*Given instruction*: Provide nothing beyond the count of lines that include the string "this".

*Supplied records*:
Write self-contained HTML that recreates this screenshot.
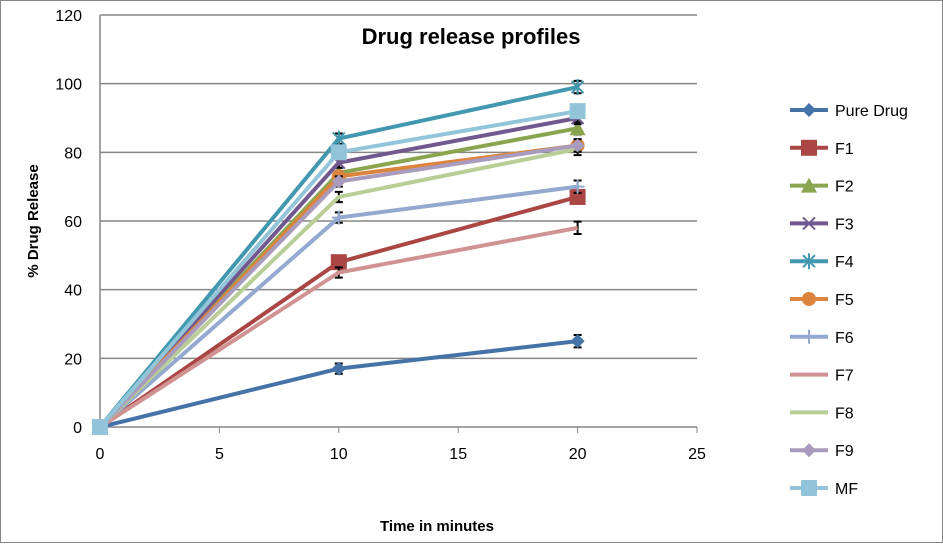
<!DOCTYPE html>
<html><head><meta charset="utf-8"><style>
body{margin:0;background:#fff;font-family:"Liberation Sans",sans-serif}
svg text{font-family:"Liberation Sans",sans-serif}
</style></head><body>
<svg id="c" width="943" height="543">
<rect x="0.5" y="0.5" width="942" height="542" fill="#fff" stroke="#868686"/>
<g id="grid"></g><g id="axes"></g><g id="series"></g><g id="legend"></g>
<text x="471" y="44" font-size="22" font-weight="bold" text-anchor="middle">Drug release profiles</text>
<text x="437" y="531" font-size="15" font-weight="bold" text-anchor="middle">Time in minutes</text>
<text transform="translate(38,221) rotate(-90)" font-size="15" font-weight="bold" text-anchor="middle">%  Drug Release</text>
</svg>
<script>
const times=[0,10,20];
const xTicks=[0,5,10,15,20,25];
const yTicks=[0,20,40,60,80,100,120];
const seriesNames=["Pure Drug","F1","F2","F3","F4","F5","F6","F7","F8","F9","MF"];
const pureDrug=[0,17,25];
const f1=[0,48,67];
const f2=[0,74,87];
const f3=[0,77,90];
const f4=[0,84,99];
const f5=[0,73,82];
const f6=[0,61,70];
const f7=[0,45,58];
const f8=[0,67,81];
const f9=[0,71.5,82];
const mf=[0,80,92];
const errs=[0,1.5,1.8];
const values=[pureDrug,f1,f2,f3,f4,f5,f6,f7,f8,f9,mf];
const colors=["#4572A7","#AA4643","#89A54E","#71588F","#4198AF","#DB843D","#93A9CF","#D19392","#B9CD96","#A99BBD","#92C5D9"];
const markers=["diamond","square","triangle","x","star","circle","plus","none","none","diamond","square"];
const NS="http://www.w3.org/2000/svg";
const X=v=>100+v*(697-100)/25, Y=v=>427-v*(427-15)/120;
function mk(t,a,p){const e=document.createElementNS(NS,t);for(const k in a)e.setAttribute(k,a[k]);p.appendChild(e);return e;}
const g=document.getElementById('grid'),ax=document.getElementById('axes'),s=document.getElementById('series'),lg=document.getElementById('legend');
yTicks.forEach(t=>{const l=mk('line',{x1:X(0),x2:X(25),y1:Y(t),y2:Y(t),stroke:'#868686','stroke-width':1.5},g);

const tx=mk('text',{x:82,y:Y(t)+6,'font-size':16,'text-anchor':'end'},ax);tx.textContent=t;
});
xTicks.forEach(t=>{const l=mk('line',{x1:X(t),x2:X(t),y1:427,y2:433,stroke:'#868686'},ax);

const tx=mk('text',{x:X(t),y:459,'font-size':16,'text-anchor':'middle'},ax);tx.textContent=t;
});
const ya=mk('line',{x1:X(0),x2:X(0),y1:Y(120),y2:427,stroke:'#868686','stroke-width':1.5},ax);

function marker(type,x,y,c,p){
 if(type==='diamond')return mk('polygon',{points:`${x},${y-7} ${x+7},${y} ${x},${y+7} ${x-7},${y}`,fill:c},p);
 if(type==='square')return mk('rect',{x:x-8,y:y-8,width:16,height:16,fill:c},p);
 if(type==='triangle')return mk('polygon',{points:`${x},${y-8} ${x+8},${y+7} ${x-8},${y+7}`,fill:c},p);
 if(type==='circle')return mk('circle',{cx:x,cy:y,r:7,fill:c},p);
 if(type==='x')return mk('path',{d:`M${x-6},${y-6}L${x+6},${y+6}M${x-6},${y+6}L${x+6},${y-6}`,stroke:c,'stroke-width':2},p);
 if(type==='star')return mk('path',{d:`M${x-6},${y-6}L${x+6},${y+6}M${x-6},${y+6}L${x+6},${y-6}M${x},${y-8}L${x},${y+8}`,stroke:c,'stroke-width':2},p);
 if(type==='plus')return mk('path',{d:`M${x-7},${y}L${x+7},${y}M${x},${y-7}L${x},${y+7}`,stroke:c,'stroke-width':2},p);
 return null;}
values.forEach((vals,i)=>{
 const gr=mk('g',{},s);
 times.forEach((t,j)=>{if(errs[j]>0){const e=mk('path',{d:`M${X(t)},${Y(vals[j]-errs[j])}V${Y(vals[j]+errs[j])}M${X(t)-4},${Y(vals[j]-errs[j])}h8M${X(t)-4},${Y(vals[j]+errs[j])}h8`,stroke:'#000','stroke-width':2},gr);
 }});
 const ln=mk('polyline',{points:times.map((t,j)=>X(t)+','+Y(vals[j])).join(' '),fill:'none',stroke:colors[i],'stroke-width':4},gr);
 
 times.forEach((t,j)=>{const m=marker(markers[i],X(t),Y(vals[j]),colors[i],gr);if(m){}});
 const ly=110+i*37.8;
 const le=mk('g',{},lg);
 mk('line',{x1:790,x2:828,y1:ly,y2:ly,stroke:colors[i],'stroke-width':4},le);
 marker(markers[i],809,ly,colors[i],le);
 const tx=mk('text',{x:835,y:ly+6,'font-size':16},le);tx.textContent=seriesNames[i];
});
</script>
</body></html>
* * *
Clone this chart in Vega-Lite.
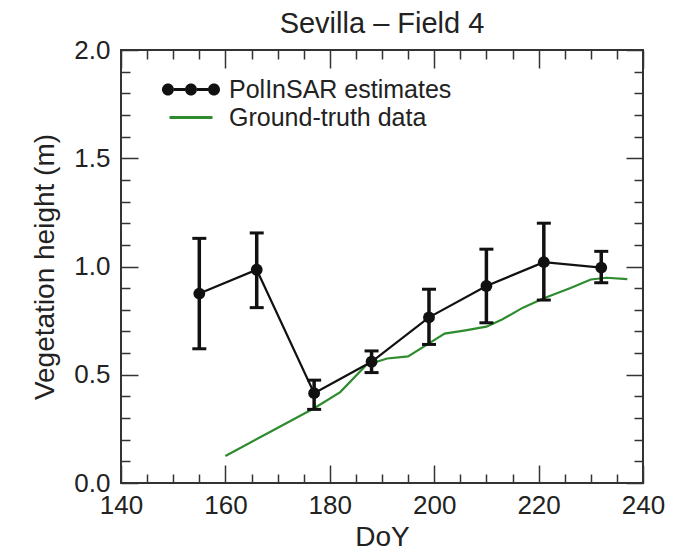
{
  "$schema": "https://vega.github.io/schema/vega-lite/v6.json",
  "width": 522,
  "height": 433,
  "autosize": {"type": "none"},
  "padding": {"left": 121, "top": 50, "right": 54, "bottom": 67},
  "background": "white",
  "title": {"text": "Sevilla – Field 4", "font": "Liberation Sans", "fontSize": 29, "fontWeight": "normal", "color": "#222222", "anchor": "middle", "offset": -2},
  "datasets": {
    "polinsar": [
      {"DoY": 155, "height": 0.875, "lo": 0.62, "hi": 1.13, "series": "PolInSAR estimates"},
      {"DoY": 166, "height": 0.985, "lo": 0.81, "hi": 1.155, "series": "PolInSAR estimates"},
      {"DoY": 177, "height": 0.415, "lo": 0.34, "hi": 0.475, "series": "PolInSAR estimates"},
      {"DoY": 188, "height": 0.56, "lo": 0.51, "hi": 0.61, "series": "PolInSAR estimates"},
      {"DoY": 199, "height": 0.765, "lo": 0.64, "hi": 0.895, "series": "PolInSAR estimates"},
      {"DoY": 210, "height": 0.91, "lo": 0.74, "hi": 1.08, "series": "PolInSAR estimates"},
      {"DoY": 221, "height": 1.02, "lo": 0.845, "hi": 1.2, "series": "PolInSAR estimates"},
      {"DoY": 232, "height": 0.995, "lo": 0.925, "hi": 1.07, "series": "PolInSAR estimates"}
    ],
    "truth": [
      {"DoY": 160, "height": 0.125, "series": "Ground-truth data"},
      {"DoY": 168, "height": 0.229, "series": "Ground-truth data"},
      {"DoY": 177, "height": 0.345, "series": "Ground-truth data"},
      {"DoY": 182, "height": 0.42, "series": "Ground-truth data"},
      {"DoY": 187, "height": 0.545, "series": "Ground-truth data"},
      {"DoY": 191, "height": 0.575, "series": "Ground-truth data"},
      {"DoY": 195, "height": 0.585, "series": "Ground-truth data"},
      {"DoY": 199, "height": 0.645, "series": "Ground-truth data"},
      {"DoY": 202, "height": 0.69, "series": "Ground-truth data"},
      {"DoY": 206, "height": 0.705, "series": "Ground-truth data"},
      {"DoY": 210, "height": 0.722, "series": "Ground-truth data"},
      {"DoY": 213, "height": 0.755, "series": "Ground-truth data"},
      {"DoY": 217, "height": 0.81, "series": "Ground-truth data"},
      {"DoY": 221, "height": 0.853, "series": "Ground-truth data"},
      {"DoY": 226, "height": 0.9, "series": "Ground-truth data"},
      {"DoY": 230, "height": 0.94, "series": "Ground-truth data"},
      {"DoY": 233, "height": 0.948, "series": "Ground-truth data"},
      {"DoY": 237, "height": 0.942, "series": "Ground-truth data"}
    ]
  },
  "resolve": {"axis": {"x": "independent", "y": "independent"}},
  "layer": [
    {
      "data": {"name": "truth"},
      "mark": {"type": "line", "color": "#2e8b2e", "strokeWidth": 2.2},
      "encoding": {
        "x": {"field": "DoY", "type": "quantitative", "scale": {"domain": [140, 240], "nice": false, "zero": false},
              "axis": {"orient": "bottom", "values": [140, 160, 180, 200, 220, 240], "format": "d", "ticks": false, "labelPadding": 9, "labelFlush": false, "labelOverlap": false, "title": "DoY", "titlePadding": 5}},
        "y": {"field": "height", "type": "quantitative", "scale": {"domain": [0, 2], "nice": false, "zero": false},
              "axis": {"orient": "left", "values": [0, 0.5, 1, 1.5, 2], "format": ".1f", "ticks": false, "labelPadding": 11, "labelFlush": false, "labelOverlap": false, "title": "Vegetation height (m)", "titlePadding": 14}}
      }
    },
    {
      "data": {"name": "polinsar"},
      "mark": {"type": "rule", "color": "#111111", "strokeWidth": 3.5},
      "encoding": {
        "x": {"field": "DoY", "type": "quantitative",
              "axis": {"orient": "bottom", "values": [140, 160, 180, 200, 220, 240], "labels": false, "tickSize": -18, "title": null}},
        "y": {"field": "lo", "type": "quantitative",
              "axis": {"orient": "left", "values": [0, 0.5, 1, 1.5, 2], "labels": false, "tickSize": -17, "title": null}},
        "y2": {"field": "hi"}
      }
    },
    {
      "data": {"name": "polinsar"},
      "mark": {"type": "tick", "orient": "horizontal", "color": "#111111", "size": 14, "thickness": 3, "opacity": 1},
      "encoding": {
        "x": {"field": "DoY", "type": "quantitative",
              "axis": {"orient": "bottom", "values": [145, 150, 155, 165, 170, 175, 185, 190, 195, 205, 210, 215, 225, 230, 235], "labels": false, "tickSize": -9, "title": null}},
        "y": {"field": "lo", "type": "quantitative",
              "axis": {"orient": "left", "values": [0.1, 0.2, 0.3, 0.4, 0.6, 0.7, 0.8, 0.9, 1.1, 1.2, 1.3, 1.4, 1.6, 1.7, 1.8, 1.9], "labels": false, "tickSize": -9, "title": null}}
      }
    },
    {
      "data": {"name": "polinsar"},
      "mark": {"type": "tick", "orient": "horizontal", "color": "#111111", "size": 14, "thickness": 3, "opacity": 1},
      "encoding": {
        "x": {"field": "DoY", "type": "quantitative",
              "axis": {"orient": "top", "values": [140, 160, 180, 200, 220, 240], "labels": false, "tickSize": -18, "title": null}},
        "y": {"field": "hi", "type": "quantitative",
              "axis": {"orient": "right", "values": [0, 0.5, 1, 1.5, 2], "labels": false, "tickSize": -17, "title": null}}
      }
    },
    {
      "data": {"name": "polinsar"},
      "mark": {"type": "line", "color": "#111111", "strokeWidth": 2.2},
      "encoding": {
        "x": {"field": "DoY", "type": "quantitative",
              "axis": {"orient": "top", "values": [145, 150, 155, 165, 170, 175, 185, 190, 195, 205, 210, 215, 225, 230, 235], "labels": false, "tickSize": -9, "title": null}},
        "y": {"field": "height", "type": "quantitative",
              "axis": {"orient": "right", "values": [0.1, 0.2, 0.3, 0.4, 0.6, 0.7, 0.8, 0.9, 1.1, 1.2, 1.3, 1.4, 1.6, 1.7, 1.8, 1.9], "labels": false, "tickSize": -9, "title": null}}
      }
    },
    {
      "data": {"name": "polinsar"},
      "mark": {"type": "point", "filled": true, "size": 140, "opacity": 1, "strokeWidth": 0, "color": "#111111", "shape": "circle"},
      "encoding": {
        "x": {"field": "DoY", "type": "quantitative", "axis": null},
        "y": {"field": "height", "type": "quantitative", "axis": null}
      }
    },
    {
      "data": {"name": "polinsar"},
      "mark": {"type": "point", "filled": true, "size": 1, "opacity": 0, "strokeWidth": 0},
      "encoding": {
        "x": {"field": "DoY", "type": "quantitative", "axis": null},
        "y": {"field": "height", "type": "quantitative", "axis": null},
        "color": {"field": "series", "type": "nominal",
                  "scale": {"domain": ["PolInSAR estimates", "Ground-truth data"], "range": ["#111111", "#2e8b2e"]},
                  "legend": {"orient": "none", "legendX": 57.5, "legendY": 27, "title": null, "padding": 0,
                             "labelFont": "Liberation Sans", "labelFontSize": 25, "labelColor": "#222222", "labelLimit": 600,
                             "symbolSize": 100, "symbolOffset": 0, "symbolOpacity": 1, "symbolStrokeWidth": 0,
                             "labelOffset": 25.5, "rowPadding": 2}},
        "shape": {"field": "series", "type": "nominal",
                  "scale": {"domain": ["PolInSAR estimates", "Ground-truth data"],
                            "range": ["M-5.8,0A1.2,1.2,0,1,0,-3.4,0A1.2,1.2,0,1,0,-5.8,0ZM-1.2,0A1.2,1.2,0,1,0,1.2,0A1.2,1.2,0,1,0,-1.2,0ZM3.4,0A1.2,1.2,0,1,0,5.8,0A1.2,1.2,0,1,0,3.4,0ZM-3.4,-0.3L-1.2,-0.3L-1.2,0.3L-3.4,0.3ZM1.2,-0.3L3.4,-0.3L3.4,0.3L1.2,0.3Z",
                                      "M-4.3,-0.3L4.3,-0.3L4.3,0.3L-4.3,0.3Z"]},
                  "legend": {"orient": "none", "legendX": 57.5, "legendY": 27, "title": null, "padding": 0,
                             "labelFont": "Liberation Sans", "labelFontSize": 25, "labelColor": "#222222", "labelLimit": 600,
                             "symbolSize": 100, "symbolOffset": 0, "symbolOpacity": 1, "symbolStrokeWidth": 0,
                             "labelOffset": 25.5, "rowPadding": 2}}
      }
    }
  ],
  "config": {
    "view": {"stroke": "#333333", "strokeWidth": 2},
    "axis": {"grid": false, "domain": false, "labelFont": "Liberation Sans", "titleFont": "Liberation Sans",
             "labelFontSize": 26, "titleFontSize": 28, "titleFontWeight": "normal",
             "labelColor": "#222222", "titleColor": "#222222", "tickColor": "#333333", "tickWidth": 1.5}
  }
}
---
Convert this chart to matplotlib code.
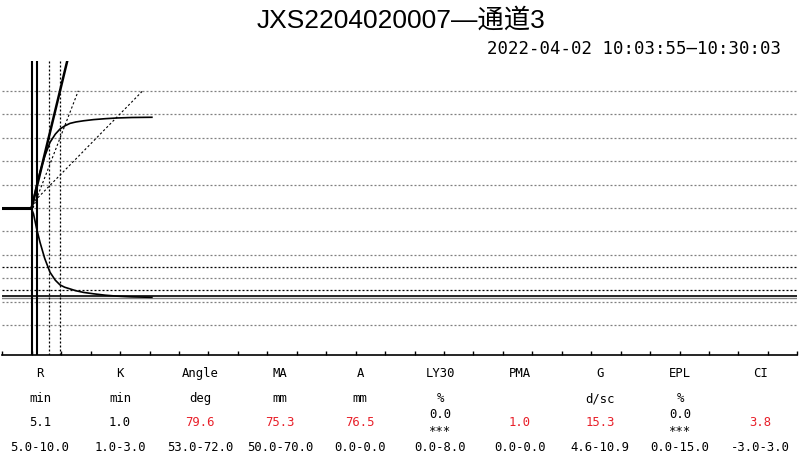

*The answer*: 3